When Dan decides to leave his wife Sasha for model Sienna, the couple's best friends Josh and Hannah are reluctant to be drawn into the crossfire but even in their wildest dreams they couldn't foresee the impact this breakup will have on their own lives. The already brittle Sasha goes completely to pieces and Hannah in particular is torn between her need to be a supportive friend and the increasingly unreasonable demands of high maintenance, needy Sasha.

The novel is related from the viewpoints of Josh and Hannah and there is another voice - the recollections of a damaged child, who clearly is one of the female characters in the novel. Both Hannah and Sasha have troubled pasts and both had a dysfunctional relationship with their mother - this manifests itself in the present as a deep sense of insecurity in Sasha and in Hannah as the need to be liked by everyone.

I love the honesty of Cohen's writing - even though Josh deplores his friend's behaviour he can't help but be envious of his new childfree relationship with a sexy younger woman, and Hannah both deplores and envies Sasha's slutty coupling with a stranger in a nightclub.

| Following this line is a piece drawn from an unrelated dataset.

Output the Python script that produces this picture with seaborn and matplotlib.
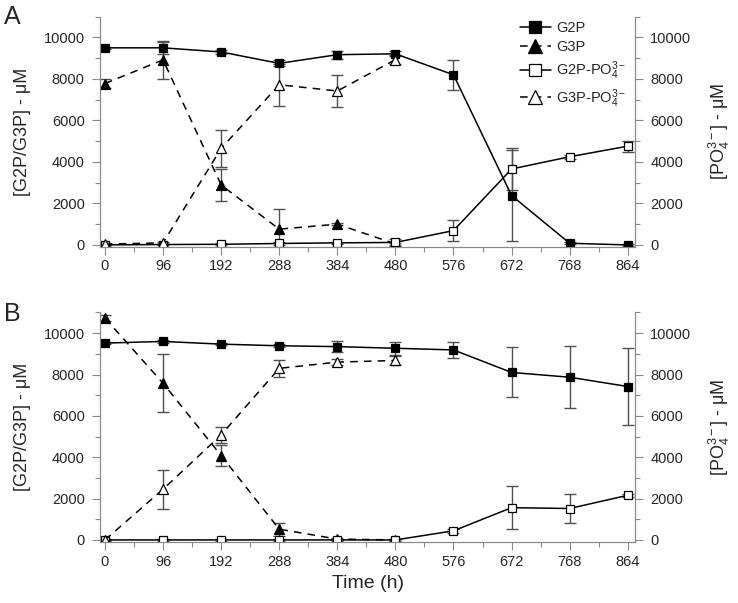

It's also nice to have a mother admit that much as she loves her daughter, that day to day life with a small child is often very boring. There is no cosiness about her writing - we feel that anything could happen to anyone and there is no sense that everything will be nicely resolved for the main characters in the final chapter.

I would recommend this to anyone who likes dark edgy novels about modern relationships.